A new version of Scansite has been developed in recent months to make better use of internal databases, to allow for easier additions of new matrices, and to improve the displayed graphics. Many of the changes were simply to facilitate further development, but some of them will benefit users more directly. This page summarizes the important changes that users will be interested in.
For the curious, the development-related changes are that Scansite matrices are now stored in a MySQL database (as are protein sequences after our previous update earlier this year), and all the programs have been rewritten to be more modular and non-redundant. This should make the code more maintainable and allow us to add new features more easily.
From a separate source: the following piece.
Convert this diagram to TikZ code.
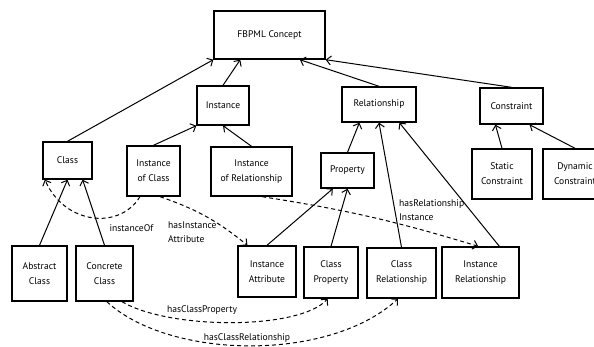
\documentclass[tikz,border=0pt]{standalone}
\usepackage{fontspec}
\setmainfont{PT Sans}
\usetikzlibrary{arrows.meta, calc}

\begin{document}
\begin{tikzpicture}[
    x=1pt, y=-1pt,
    concept/.style={draw=black, line width=1.4pt, inner sep=1pt, align=center, font=\fontsize{9.6}{15}\selectfont},
    is_a/.style={line width=1pt, -{Straight Barb[length=4.5pt, width=9pt, line width=1pt]}},
    relation/.style={line width=1pt, dash pattern=on 4pt off 3pt, -{Straight Barb[length=4.5pt, width=9pt, line width=1pt]}},
    link_label/.style={font=\fontsize{9.6}{14}\selectfont, inner sep=0pt, align=left}
]

% Marco fijo de la figura
\useasboundingbox (0,0) rectangle (594,347);

% ==========================
% NIVEL SUPERIOR
% ==========================
\node[concept, minimum width=111pt, minimum height=48pt] (fbpml) at (269.5,35) {FBPML Concept};

\node[concept, minimum width=52pt, minimum height=39pt] (instance) at (223,105.5) {Instance};
\node[concept, minimum width=74pt, minimum height=35pt] (relationship) at (379,104.5) {Relationship};
\node[concept, minimum width=63pt, minimum height=36pt] (constraint) at (511.5,106) {Constraint};

% ==========================
% NIVEL INTERMEDIO
% ==========================
\node[concept, minimum width=49pt, minimum height=37pt] (class) at (67.5,160.5) {Class};
\node[concept, minimum width=53pt, minimum height=50pt] (instClass) at (153.5,171) {Instance\\of Class};
\node[concept, minimum width=81pt, minimum height=49pt] (instRel) at (251.5,171.5) {Instance\\of Relationship};
\node[concept, minimum width=53pt, minimum height=35pt] (property) at (347.5,170.5) {Property};
\node[concept, minimum width=60pt, minimum height=50pt] (static) at (502,174) {Static\\Constraint};
\node[concept, minimum width=64pt, minimum height=50pt] (dynamic) at (575,174) {Dynamic\\Constraint};

% ==========================
% NIVEL INFERIOR
% ==========================
\node[concept, minimum width=55pt, minimum height=55pt] (abstract) at (39.5,273.5) {Abstract\\Class};
\node[concept, minimum width=57pt, minimum height=55pt] (concrete) at (104.5,273.5) {Concrete\\Class};
\node[concept, minimum width=58pt, minimum height=51pt] (instAttr) at (267,271.5) {Instance\\Attribute};
\node[concept, minimum width=54pt, minimum height=51pt] (classProp) at (331,272.5) {Class\\Property};
\node[concept, minimum width=69pt, minimum height=50pt] (classRel) at (401.5,273) {Class\\Relationship};
\node[concept, minimum width=77pt, minimum height=51pt] (instRelship) at (480.5,272.5) {Instance\\Relationship};

% ==========================
% GENERALIZACIONES
% ==========================
\draw[is_a] (class.north) -- (fbpml.south west);
\draw[is_a] (instance.north) -- ($(fbpml.south west)!0.24!(fbpml.south east)$);
\draw[is_a] (relationship.north) -- ($(fbpml.south west)!0.77!(fbpml.south east)$);
\draw[is_a] (constraint.north) -- (fbpml.south east);

\draw[is_a] (instClass.north) -- (instance.south west);
\draw[is_a] (instRel.north) -- (instance.south);

\draw[is_a] (property.north) -- ($(relationship.south west)!0.24!(relationship.south east)$);
\draw[is_a] (classRel.north) -- (relationship.south);
\draw[is_a] ($(instRelship.north west)!0.74!(instRelship.north east)$) -- ($(relationship.south west)!0.77!(relationship.south east)$);

\draw[is_a] (static.north) -- ($(constraint.south west)!0.25!(constraint.south east)$);
\draw[is_a] (dynamic.north) -- ($(constraint.south west)!0.78!(constraint.south east)$);

\draw[is_a] (abstract.north) -- (class.south);
\draw[is_a] (concrete.north) -- ($(class.south west)!0.8!(class.south east)$);

\draw[is_a] (instAttr.north) -- ($(property.south west)!0.23!(property.south east)$);
\draw[is_a] (classProp.north) -- (property.south);

% ==========================
% RELACIONES
% ==========================
\draw[relation] ($(instClass.south west)!0.25!(instClass.south east)$)
    .. controls (120,230) and (65,225) .. ($(class.south west)!0.05!(class.south east)$);
\node[link_label] (lblInstanceOf) at (131.5,228) {instanceOf};

\draw[relation] ($(instClass.south west)!0.62!(instClass.south east)$)
    to[bend left=10] ($(instAttr.north west)!0.17!(instAttr.north east)$);
\node[link_label, anchor=west] (lblInstAttr) at (168,232) {hasInstance\\Attribute};

\draw[relation] ($(instRel.south west)!0.63!(instRel.south east)$)
    to[bend left=4] ($(instRelship.north west)!0.47!(instRelship.north east)$);
\node[link_label, anchor=west] (lblRelInst) at (399,210) {hasRelationship\\Instance};

\draw[relation] ($(concrete.south west)!0.8!(concrete.south east)$)
    .. controls (170,330) and (300,330) .. ($(classProp.south west)!0.44!(classProp.south east)$);
\node[link_label] (lblClassProp) at (202,310) {hasClassProperty};

\draw[relation] ($(concrete.south west)!0.54!(concrete.south east)$)
    .. controls (170,360) and (330,362) .. ($(classRel.south west)!0.45!(classRel.south east)$);
\node[link_label] (lblClassRel) at (247,338) {hasClassRelationship};

\end{tikzpicture}
\end{document}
A new category of programs allows users to find all sequences in a database that match an exact subsequence. For example, how many proteins in Swiss-Prot contain the sequence PXXP, and what are their IDs? Residues can be grouped manually (such as "S/T/Y") or with wildcards ("$" for aliphatic residues, "@" for aromatics, etc.). Unlike the database search programs, these matches are not scored in any way; these programs simply list which proteins contain the specified sequence.
One sequence match program allows searching with regular expressions. These are powerful text-matching expressions that allow identifying more complex sequence patterns. More information can be found on the input page, Search Database for Regular Expression, and in this description.
The motifs in Scansite 2.0 can be grouped with others of similar type. While you can still scan with all motifs or with a few that you specify, you can now search for all motifs of a given type, such as all tyrosine kinase domains, all SH3 domains, all PDZ domains, and so on. You can also combine single motifs with groups of motifs in your scan. The output generated by our motif scanning programs now marks only the group type on the display, but includes each motif in that group (and its score) in the more detailed table below the figure.
The map of sites produced by our motif scanner programs has suffered in the past from overlapped text in the domains and occasionally also in the site names. The new version avoids these overlaps more reliably with larger numbers of sites. At low stringencies, when numerous sites are often detected, this method can still be overloaded and result in overlaps. In these cases, users are advised to scan using only a few motifs at a time.
Another difference in our graphical displays is that motifs of similar type are grouped. For example, if several SH2 domains recognize the same site, the graphical display marks it simply "SH2", and the output table below it lists each kind of SH2 domain with its score.
Some users have requested that the graphical output of motif scanner be drawn as a single image that can be easily downloaded and inserted into notebooks or papers. We have done that with this version. Each one is now a single PNG format image. In addition, we have made the domains recognized by Pfam more pronounced by narrowing the drawing of the non-domain regions of the protein sequence.
The matrix format used to represent domain binding affinities has been expanded to allow the optional use of U (selenocysteine), as well as residues B (Asp/Asn), Z (Glu/Gln), and X (any residue), which are found in some Genbank sequences. The ability to specify motifs that are specific for the C-terminus has been available in the past by specifying a value for the fictional residue "*" (asterisk), signifying the C terminus. In version 2.0, we have added the ability to specify a score for the N terminus, represented by the fictional residue "$". While these fundamental changes have required extensive changes to the Scansite programs, users can still insert their previous input matrices unchanged. Scansite will put in default values for any missing columns. This even applies to the 20 amino acids themselves -- if you have no data for cysteine in your peptide library screen, for example, leaving it out of your matrix will result in Scansite giving it the default score of 1 at each position.
Matrices can now have up to 5 alternative residues at the same "fixed position". (This number can be raised easily, but then it starts being less and less of a fixed position.) Previously the limit was 3 residues. This had required us to break the PDK1 Binding domain, which needs 4 residues at the fixed position, into two separate matrices, arbitrarily dubbed PDK1 Bind A and PDK1 Bind B. With the new limit, this motif can be (and has been) properly represented as a single matrix.
In addition to the surface accessibility plot below the site-mapped protein, the value of the surface accessibility function is displayed for each site in the output table.
In the previous version of Scansite, users could search for hits to two matrices at once, either two Scansite matrices or two input matrices. In the new version, you can search for proteins matching up to 5 motifs at once, and these 5 can be a combination of Scansite matrices and input matrices.
There are three small changes to the Scansite motifs.
Previously, Motif Scan would let you input proteins by Swiss-Prot ID (e.g. "VAV_HUMAN"), Genpept ID ("3282619"), TrEMBL accession number ("Q9UWR0"), or Ensembl accession number ("ENSP00000269862"). The database format has been expanded so that you can now also use the Swiss-Prot accession number ("P15498") or the Genbank accession number ("AAC25011") as well. (Note: while Genpept and Swiss-Prot assign both an ID and accession number to each entry, TrEMBL and Ensembl assign only an accession number to their entries.)
The database searches allow you to restrict your search to various organism classes (mammals, invertebrates, and others). There is now a new category to search only among viral proteins.